### What is expected
Transcribe the listing exactly, leaving out every picture.
>>>>>
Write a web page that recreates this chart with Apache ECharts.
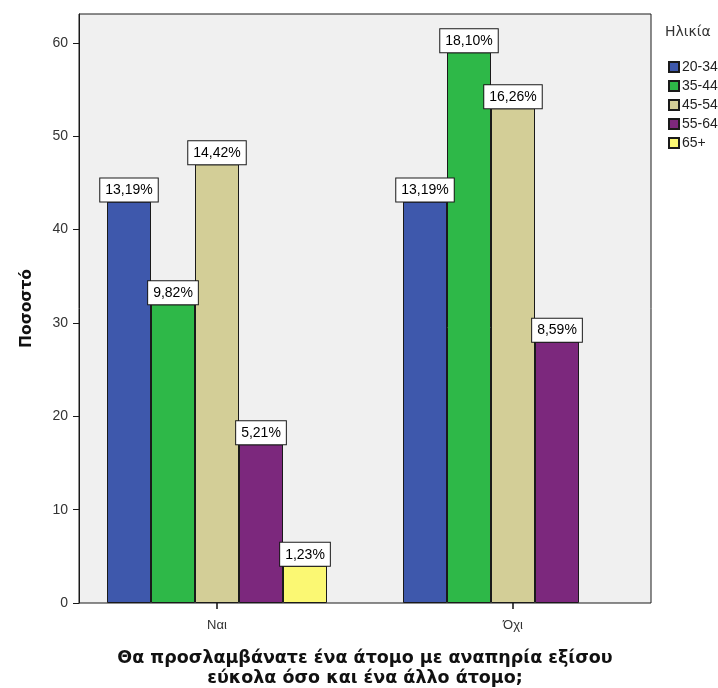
<!DOCTYPE html>
<html>
<head>
<meta charset="utf-8">
<script src="https://cdn.jsdelivr.net/npm/echarts@6/dist/echarts.min.js"></script>
<style>
html,body{margin:0;padding:0;background:#fff;}
#c{width:718px;height:688px;}
</style>
</head>
<body>
<div id="c"></div>
<script>
// Data
const categories = ['Ναι', 'Όχι'];
const ageGroups = ['20-34', '35-44', '45-54', '55-64', '65+'];
const counts_20_34 = [43, 43];
const counts_35_44 = [32, 59];
const counts_45_54 = [47, 53];
const counts_55_64 = [17, 28];
const counts_65 = [4, 0];
const pct_20_34 = ['13,19%', '13,19%'];
const pct_35_44 = ['9,82%', '18,10%'];
const pct_45_54 = ['14,42%', '16,26%'];
const pct_55_64 = ['5,21%', '8,59%'];
const pct_65 = ['1,23%', ''];
const yTicks = [0, 10, 20, 30, 40, 50, 60];
const colors = ['#3E58AC', '#2EB848', '#D3CE97', '#7C287D', '#FBF873'];

const seriesValues = [counts_20_34, counts_35_44, counts_45_54, counts_55_64, counts_65];
const seriesPct = [pct_20_34, pct_35_44, pct_45_54, pct_55_64, pct_65];

const YMAX = 63.1;
const font = '"Liberation Sans", Arial, sans-serif';

const chart = echarts.init(document.getElementById('c'), null, {renderer: 'canvas'});

const series = ageGroups.map((name, si) => ({
  name: name,
  type: 'bar',
  xAxisIndex: 1,
  yAxisIndex: 1,
  barWidth: 44,
  barGap: '0%',
  itemStyle: {color: colors[si], borderColor: '#1a1a1a', borderWidth: 1},
  label: {
    show: true,
    position: 'top',
    distance: 0,
    fontFamily: font,
    fontSize: 14,
    color: '#000',
    backgroundColor: '#fff',
    borderColor: '#1a1a1a',
    borderWidth: 1,
    padding: [5, 5, 4, 5],
    formatter: p => seriesPct[si][p.dataIndex]
  },
  emphasis: {disabled: true},
  data: seriesValues[si].map((v, i) => v === 0
    ? {value: v, label: {show: false}, itemStyle: {borderWidth: 0}}
    : v)
}));

chart.setOption({
  animation: false,
  backgroundColor: '#fff',
  color: colors,
  title: {
    text: 'Ηλικία',
    left: 660,
    top: 20,
    textStyle: {fontFamily: '"DejaVu Sans", sans-serif', fontSize: 14, fontWeight: 'normal', color: '#333'}
  },
  legend: {
    orient: 'vertical',
    left: 663,
    top: 55,
    itemWidth: 10,
    itemHeight: 10,
    itemGap: 5,
    icon: 'rect',
    textStyle: {fontFamily: font, fontSize: 14, color: '#222', padding: [0, 0, 0, -2]},
    data: ageGroups
  },
  grid: [
    {left: 79, top: 14, width: 572, height: 589, containLabel: false, outerBoundsMode: 'none', show: true, backgroundColor: '#f0f0f0', borderColor: '#1a1a1a', borderWidth: 1},
    {left: 69, top: 14, width: 592, height: 589, containLabel: false, outerBoundsMode: 'none'}
  ],
  xAxis: [
    {gridIndex: 0, type: 'value', min: 0, max: 1, show: false},
    {
      gridIndex: 1,
      type: 'category',
      data: categories,
      axisLine: {show: false},
      axisTick: {show: true, alignWithLabel: true, length: 6, lineStyle: {color: '#111', width: 1.5}},
      axisLabel: {fontFamily: font, fontSize: 13, color: '#333', margin: 16},
      name: 'Θα προσλαμβάνατε ένα άτομο με αναπηρία εξίσου\nεύκολα όσο και ένα άλλο άτομο;',
      nameLocation: 'middle',
      nameGap: 45,
      nameTextStyle: {fontFamily: '"DejaVu Sans", sans-serif', fontWeight: 'bold', fontSize: 17.5, lineHeight: 20, color: '#111', align: 'center'}
    }
  ],
  yAxis: [
    {
      gridIndex: 0,
      type: 'value',
      min: 0,
      max: YMAX,
      axisLine: {show: true, lineStyle: {color: '#1a1a1a'}},
      axisTick: {show: true, length: 6, customValues: yTicks, lineStyle: {color: '#1a1a1a'}},
      axisLabel: {fontFamily: font, fontSize: 14, color: '#333', margin: 11, customValues: yTicks},
      splitLine: {show: false},
      name: 'Ποσοστό',
      nameLocation: 'middle',
      nameGap: 44,
      nameTextStyle: {fontFamily: '"DejaVu Sans", sans-serif', fontWeight: 'bold', fontSize: 15.5, color: '#111'}
    },
    {gridIndex: 1, type: 'value', min: 0, max: YMAX, show: false}
  ],
  series: series
});
</script>
</body>
</html>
<<<<<
### Answer to the task
Write a web page that recreates this chart with Apache ECharts.
<!DOCTYPE html>
<html>
<head>
<meta charset="utf-8">
<script src="https://cdn.jsdelivr.net/npm/echarts@6/dist/echarts.min.js"></script>
<style>
html,body{margin:0;padding:0;background:#fff;}
#c{width:718px;height:688px;}
</style>
</head>
<body>
<div id="c"></div>
<script>
// Data
const categories = ['Ναι', 'Όχι'];
const ageGroups = ['20-34', '35-44', '45-54', '55-64', '65+'];
const counts_20_34 = [43, 43];
const counts_35_44 = [32, 59];
const counts_45_54 = [47, 53];
const counts_55_64 = [17, 28];
const counts_65 = [4, 0];
const pct_20_34 = ['13,19%', '13,19%'];
const pct_35_44 = ['9,82%', '18,10%'];
const pct_45_54 = ['14,42%', '16,26%'];
const pct_55_64 = ['5,21%', '8,59%'];
const pct_65 = ['1,23%', ''];
const yTicks = [0, 10, 20, 30, 40, 50, 60];
const colors = ['#3E58AC', '#2EB848', '#D3CE97', '#7C287D', '#FBF873'];

const seriesValues = [counts_20_34, counts_35_44, counts_45_54, counts_55_64, counts_65];
const seriesPct = [pct_20_34, pct_35_44, pct_45_54, pct_55_64, pct_65];

const YMAX = 63.1;
const font = '"Liberation Sans", Arial, sans-serif';

const chart = echarts.init(document.getElementById('c'), null, {renderer: 'canvas'});

const series = ageGroups.map((name, si) => ({
  name: name,
  type: 'bar',
  xAxisIndex: 1,
  yAxisIndex: 1,
  barWidth: 44,
  barGap: '0%',
  itemStyle: {color: colors[si], borderColor: '#1a1a1a', borderWidth: 1},
  label: {
    show: true,
    position: 'top',
    distance: 0,
    fontFamily: font,
    fontSize: 14,
    color: '#000',
    backgroundColor: '#fff',
    borderColor: '#1a1a1a',
    borderWidth: 1,
    padding: [5, 5, 4, 5],
    formatter: p => seriesPct[si][p.dataIndex]
  },
  emphasis: {disabled: true},
  data: seriesValues[si].map((v, i) => v === 0
    ? {value: v, label: {show: false}, itemStyle: {borderWidth: 0}}
    : v)
}));

chart.setOption({
  animation: false,
  backgroundColor: '#fff',
  color: colors,
  title: {
    text: 'Ηλικία',
    left: 660,
    top: 20,
    textStyle: {fontFamily: '"DejaVu Sans", sans-serif', fontSize: 14, fontWeight: 'normal', color: '#333'}
  },
  legend: {
    orient: 'vertical',
    left: 663,
    top: 55,
    itemWidth: 10,
    itemHeight: 10,
    itemGap: 5,
    icon: 'rect',
    textStyle: {fontFamily: font, fontSize: 14, color: '#222', padding: [0, 0, 0, -2]},
    data: ageGroups
  },
  grid: [
    {left: 79, top: 14, width: 572, height: 589, containLabel: false, outerBoundsMode: 'none', show: true, backgroundColor: '#f0f0f0', borderColor: '#1a1a1a', borderWidth: 1},
    {left: 69, top: 14, width: 592, height: 589, containLabel: false, outerBoundsMode: 'none'}
  ],
  xAxis: [
    {gridIndex: 0, type: 'value', min: 0, max: 1, show: false},
    {
      gridIndex: 1,
      type: 'category',
      data: categories,
      axisLine: {show: false},
      axisTick: {show: true, alignWithLabel: true, length: 6, lineStyle: {color: '#111', width: 1.5}},
      axisLabel: {fontFamily: font, fontSize: 13, color: '#333', margin: 16},
      name: 'Θα προσλαμβάνατε ένα άτομο με αναπηρία εξίσου\nεύκολα όσο και ένα άλλο άτομο;',
      nameLocation: 'middle',
      nameGap: 45,
      nameTextStyle: {fontFamily: '"DejaVu Sans", sans-serif', fontWeight: 'bold', fontSize: 17.5, lineHeight: 20, color: '#111', align: 'center'}
    }
  ],
  yAxis: [
    {
      gridIndex: 0,
      type: 'value',
      min: 0,
      max: YMAX,
      axisLine: {show: true, lineStyle: {color: '#1a1a1a'}},
      axisTick: {show: true, length: 6, customValues: yTicks, lineStyle: {color: '#1a1a1a'}},
      axisLabel: {fontFamily: font, fontSize: 14, color: '#333', margin: 11, customValues: yTicks},
      splitLine: {show: false},
      name: 'Ποσοστό',
      nameLocation: 'middle',
      nameGap: 44,
      nameTextStyle: {fontFamily: '"DejaVu Sans", sans-serif', fontWeight: 'bold', fontSize: 15.5, color: '#111'}
    },
    {gridIndex: 1, type: 'value', min: 0, max: YMAX, show: false}
  ],
  series: series
});
</script>
</body>
</html>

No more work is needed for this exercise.